Take a drive out to the Beaufort Commerce Park near U.S. 21.
Here, economic dreams were supposed to be realized. Businesses would move in, and jobs would be created. New industry would diversify the area's economy and local government would become flush with tax revenue.
The dream has not been realized despite efforts by various players during the past 30 years. Today, the vast majority of its 209 acres, 167 of which could be built upon, are vacant.
The Lowcountry Economic Network, a business recruiting organization primarily focused on and funded by Beaufort County, bought the park in 2006 but was unsuccessful in attracting new businesses. Grappling with debt and facing foreclosure as the recession revved up, the network folded, and the park was sold at auction for $2 million.
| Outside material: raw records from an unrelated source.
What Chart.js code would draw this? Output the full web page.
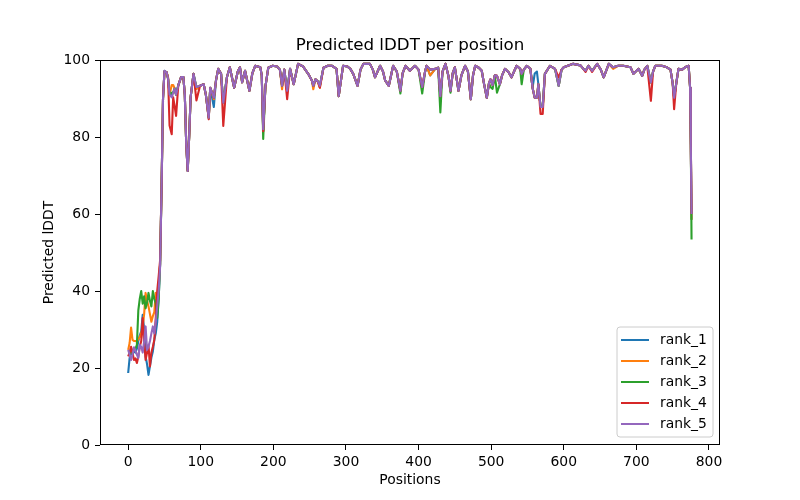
<!DOCTYPE html>
<html>
<head>
<meta charset="utf-8">
<script src="https://cdn.jsdelivr.net/npm/chart.js@4.4.1/dist/chart.umd.min.js"></script>
<style>
  body { margin: 0; background: #fff; }
  #chartLddt { display: block; }
</style>
</head>
<body>
<canvas id="chartLddt" width="800" height="500"></canvas>
<script>
const seriesNames = ['rank_1', 'rank_2', 'rank_3', 'rank_4', 'rank_5'];
const seriesColors = ['#1f77b4', '#ff7f0e', '#2ca02c', '#d62728', '#9467bd'];
const xTickValues = [0, 100, 200, 300, 400, 500, 600, 700, 800];

/* first residues, every 2 positions, one array per rank */
const earlyPositions = [0, 2, 4, 6, 8, 10, 12, 14, 16, 18, 20, 22, 24, 26, 28, 30, 32, 34, 36, 38, 40, 42, 44, 46, 48, 50];
const earlyRank1 = [18.7, 22.6, 24, 23.5, 24.5, 24, 25, 27, 28.5, 29.5, 33.8, 30, 23, 21, 18.2, 20.5, 22.7, 24.3, 27.3, 29, 32, 38, 47, 67, 90, 97.2];
const earlyRank2 = [24.7, 26.5, 30.5, 27.3, 27, 27, 26.9, 27.5, 28, 29, 30.8, 34, 39.5, 37.5, 36, 34, 32, 33.5, 34.5, 39.5, 38, 41, 47, 67, 90, 97];
const earlyRank3 = [23.5, 23.4, 24, 24.5, 25, 25, 26, 35, 38, 40, 36.7, 38.6, 35.5, 37, 39.5, 37.5, 36, 40, 38, 36.7, 33, 38, 47, 67, 90, 97];
const earlyRank4 = [23, 24, 25.5, 24, 22.1, 22.5, 21.3, 23, 25.6, 27, 33, 27, 22.1, 24, 26, 20.4, 24, 25.5, 27.3, 33, 40, 43.8, 48, 67, 90, 97];
const earlyRank5 = [24.7, 23.5, 22.1, 23.5, 25.4, 24.5, 23.5, 22.6, 26, 25.5, 24, 27, 30.8, 24.7, 25.5, 27, 29, 30.8, 29, 32, 36, 40, 46.4, 67, 90, 97.2];

/* plateau, shared shape (rank_5 drawn on top) */
const plateauPositions = [53, 55, 57, 60, 62, 64, 66, 69, 73, 76, 78, 80, 82, 84, 86, 90, 94, 99, 104, 107,
  111, 113, 118, 121, 124, 128, 131, 136, 140, 146, 151, 154, 157, 161, 167, 171, 175, 182, 184, 186,
  189, 193, 199, 205, 209, 212, 215, 219, 223, 228, 234, 241, 248, 253, 255, 258, 261, 264, 269, 275,
  281, 287, 290, 296, 302, 306, 310, 316, 320, 324, 333, 337, 340, 347, 351, 354, 359, 365, 370, 375,
  378, 382, 388, 395, 400, 405, 409, 411, 416, 423, 427, 430, 433, 437, 441, 444, 447, 450, 455, 459,
  464, 468, 472, 475, 478, 483, 487, 490, 494, 497, 499, 502, 505, 508, 512, 515, 519, 524, 528, 535,
  540, 542, 545, 549, 554, 557, 560, 563, 565, 568, 571, 574, 581, 588, 593, 597, 600, 613, 623, 627,
  630, 634, 639, 646, 651, 655, 659, 662, 668, 675, 682, 692, 696, 703, 708, 711, 715, 720, 723, 726,
  735, 742, 747, 750, 752, 755, 758, 763, 767, 772, 774, 775, 776];
const plateauValues = [96.8, 95.1, 91, 90.3, 91.5, 92.6, 91, 93.4, 95.6, 95.6, 91, 78, 71.2, 80, 90.3, 96.4, 93, 93.3, 93.7, 91,
  85, 92.8, 90.2, 94.7, 97.7, 96.4, 88.9, 95.5, 98.1, 92.8, 97, 98.1, 94.2, 97.2, 92, 96.5, 98.5, 98.1, 96, 82,
  93, 98, 98.5, 98.3, 97.5, 93.3, 97.5, 92, 97.7, 93.7, 99, 98.3, 96.4, 94.7, 93.3, 95, 94.5, 93.3, 98, 98.5,
  98.5, 97.7, 90.6, 98.5, 98.3, 97.7, 96.4, 93.3, 97.5, 99, 99, 97.5, 95.5, 98.5, 97, 94.7, 93.3, 98.5, 97, 92,
  96.5, 98.5, 97.2, 98.5, 97.5, 93, 97, 98.5, 97.5, 97.7, 98, 90.6, 97, 99, 96, 92, 96.5, 98.1, 92, 96,
  98.5, 97, 89.8, 96, 98.5, 98, 97.2, 94, 90.2, 94, 95, 93.5, 96, 95.9, 93.7, 96, 97.7, 96.8, 95.5, 98.5,
  97.7, 96.4, 97.5, 98.5, 97.7, 92.8, 90.2, 90.2, 93.7, 87.8, 87.8, 96.4, 98.5, 97.7, 93.3, 97.5, 98.1, 99, 98.6, 97.7,
  97.2, 98.5, 97.2, 99, 97.5, 95.5, 97.5, 99, 98.1, 98.5, 98.5, 98.1, 96.4, 97.7, 95.9, 97.5, 98.5, 94.2, 97, 98.5,
  98.5, 98.1, 97.5, 94, 90.2, 94, 97.7, 97.5, 98.1, 98.5, 92.8, 78, 60];

/* where a rank leaves the shared shape: [position, value] */
const rank1Diffs = [[60, 91], [94, 92.5], [118, 87.8], [186, 81.5], [416, 96], [560, 96.5], [563, 97], [776, 58.5]];
const rank2Diffs = [[55, 95.5], [60, 93.5], [62, 93.5], [94, 92.5], [118, 89.8], [186, 81.5], [212, 92.4], [255, 92.4],
  [264, 92.8], [416, 96], [668, 97.7], [776, 58.5]];
const rank3Diffs = [[60, 91.5], [131, 89], [186, 79.5], [375, 91.3], [405, 91.3], [430, 86.4], [444, 91.5], [499, 93],
  [502, 92.5], [508, 91.5], [542, 93.7], [776, 53.4]];
const rank4Diffs = [[57, 83], [60, 80.7], [62, 90.3], [64, 88], [66, 85.5], [94, 89.5], [111, 84.6], [131, 82.9],
  [186, 81.5], [219, 89.8], [264, 92.8], [568, 86], [571, 86], [593, 95.5], [630, 96.9], [639, 96.9], [720, 89.4],
  [752, 87.2], [776, 60]];
const rank5Diffs = [];

const earlyValues = [earlyRank1, earlyRank2, earlyRank3, earlyRank4, earlyRank5];
const diffs = [rank1Diffs, rank2Diffs, rank3Diffs, rank4Diffs, rank5Diffs];

buildPoints = (early, diff) => {
  let points = [];
  let own = new Map(diff);
  for (let i = 0; i < earlyPositions.length; i++)
    points.push({ x: earlyPositions[i], y: early[i] });
  for (let i = 0; i < plateauPositions.length; i++) {
    let p = plateauPositions[i];
    points.push({ x: p, y: own.has(p) ? own.get(p) : plateauValues[i] });
  }
  return points;
};

let datasets = [];
for (let i = 0; i < seriesNames.length; i++) {
  datasets.push({
    label: seriesNames[i],
    data: buildPoints(earlyValues[i], diffs[i]),
    borderColor: seriesColors[i],
    backgroundColor: seriesColors[i],
    borderWidth: 2.1,
    borderJoinStyle: 'round',
    pointRadius: 0,
    tension: 0,
    fill: false,
    order: seriesNames.length - i, // rank_5 on top like matplotlib
  });
}

const FONT = 'DejaVu Sans';

/* frame, title and legend drawn like the matplotlib figure */
const figurePlugin = {
  id: 'figurePlugin',
  afterDraw: (chart) => {
    let c = chart.ctx;
    let a = chart.chartArea;
    c.save();
    c.strokeStyle = '#000';
    c.lineWidth = 1;
    c.strokeRect(Math.round(a.left) + 0.5, Math.round(a.top) + 0.5, Math.round(a.right - a.left) - 1, Math.round(a.bottom - a.top) - 1);

    c.fillStyle = '#000';
    c.font = '16.7px "' + FONT + '"';
    c.textAlign = 'center';
    c.textBaseline = 'middle';
    c.fillText('Predicted lDDT per position', (a.left + a.right) / 2, 46);

    // legend box
    let bx = 617, by = 327, bw = 96, bh = 110, r = 3;
    c.beginPath();
    c.moveTo(bx + r, by);
    c.arcTo(bx + bw, by, bx + bw, by + bh, r);
    c.arcTo(bx + bw, by + bh, bx, by + bh, r);
    c.arcTo(bx, by + bh, bx, by, r);
    c.arcTo(bx, by, bx + bw, by, r);
    c.closePath();
    c.fillStyle = 'rgba(255,255,255,0.8)';
    c.fill();
    c.strokeStyle = '#cccccc';
    c.lineWidth = 1;
    c.stroke();

    c.font = '13.9px "' + FONT + '"';
    c.textAlign = 'left';
    for (let i = 0; i < seriesNames.length; i++) {
      let y = 340 + i * 21;
      c.strokeStyle = seriesColors[i];
      c.lineWidth = 2;
      c.beginPath();
      c.moveTo(621, y);
      c.lineTo(649, y);
      c.stroke();
      c.fillStyle = '#000';
      c.fillText(seriesNames[i], 660, y);
    }
    c.restore();
  },
};

const ctx = document.getElementById('chartLddt').getContext('2d');
const chartLddt = new Chart(ctx, {
  type: 'line',
  data: { datasets: datasets },
  plugins: [figurePlugin],
  options: {
    responsive: false,
    animation: false,
    devicePixelRatio: 1,
    layout: { padding: { left: 0, right: 80, top: 60, bottom: 0 } },
    plugins: {
      legend: { display: false },
      title: { display: false },
      tooltip: { enabled: false },
    },
    scales: {
      x: {
        type: 'linear',
        min: -38.8,
        max: 815.2,
        afterBuildTicks: (scale) => {
          scale.ticks = xTickValues.map((v) => ({ value: v }));
        },
        afterFit: (scale) => {
          scale.height = 55;
        },
        grid: { drawOnChartArea: false, drawTicks: true, tickLength: 5, color: '#000' },
        border: { display: false },
        ticks: { color: '#000', padding: 4, maxRotation: 0, font: { family: FONT, size: 13.9 } },
        title: {
          display: true,
          text: 'Positions',
          color: '#000',
          font: { family: FONT, size: 13.9 },
          padding: { top: 0, bottom: 11 },
        },
      },
      y: {
        min: 0,
        max: 100,
        afterFit: (scale) => {
          scale.width = 100;
        },
        grid: { drawOnChartArea: false, drawTicks: true, tickLength: 5, color: '#000' },
        border: { display: false },
        ticks: { stepSize: 20, color: '#000', padding: 5, font: { family: FONT, size: 13.9 } },
        title: {
          display: true,
          text: 'Predicted lDDT',
          color: '#000',
          font: { family: FONT, size: 13.9 },
          padding: { top: 41, bottom: 0 },
        },
      },
    },
  },
});
</script>
</body>
</html>
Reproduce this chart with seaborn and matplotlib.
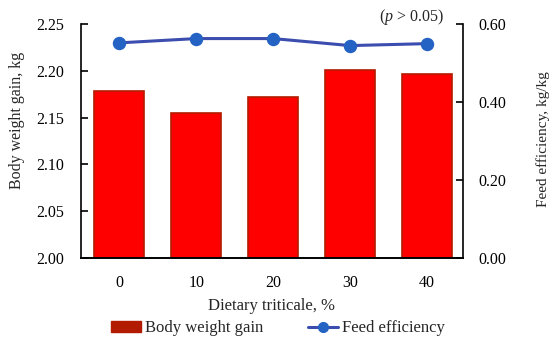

Two years ago, the city of Beaufort bought the park for $1.8 million with similar hopes of attracting new businesses and new jobs. The gamble has yet to pay off. The park has not gained any tenants since the purchase. One manufacturing business that considered locating in the park -- to great fanfare by city officials -- has since closed its local operation.
It is against this depressing backdrop that Beaufort County is considering whether to spend $59 million in public money to buy three large tracts of privately owned land and create three commercial parks. The Lowcountry Economic Alliance, the county's latest business recruiting partner staffed by many of the same people who ran the now-defunct network, says the creation of the parks would attract businesses including aerospace firms, defense contractors and information-technology companies. Money to pay for purchasing and developing the land could come from a 1 percent sales tax increase that may be considered by voters in the November election.
We've heard this pitch before. And we are not convinced that this effort will yield results.
We urge county leaders to tread carefully. It would be a huge leap of faith to believe a new park -- or two or three -- would be more successful than the former one. And it's also questionable whether large companies would not locate in the county anyway to take advantage of the county's proximity to two major ports, two rail lines and a major airport in Savannah.
That's not to say Beaufort County leaders should throw up their hands and play no role in attracting business to its borders. Diversifying the economy is an important regional goal that would not only create jobs but could potentially fend off future tax increases while preserving the current level of count services, according to County Council member Jerry Stewart.
But given the ongoing struggles of the Beaufort Commerce Park and few significant changes in the county's economic development strategy, it's hard to justify this large risk with public dollars. It feels like more of the same.
Construction of commerce parks must do more than fit an economic development plan. They must also make fiscal sense and common sense. Advocates of the news parks have yet to meet this objective.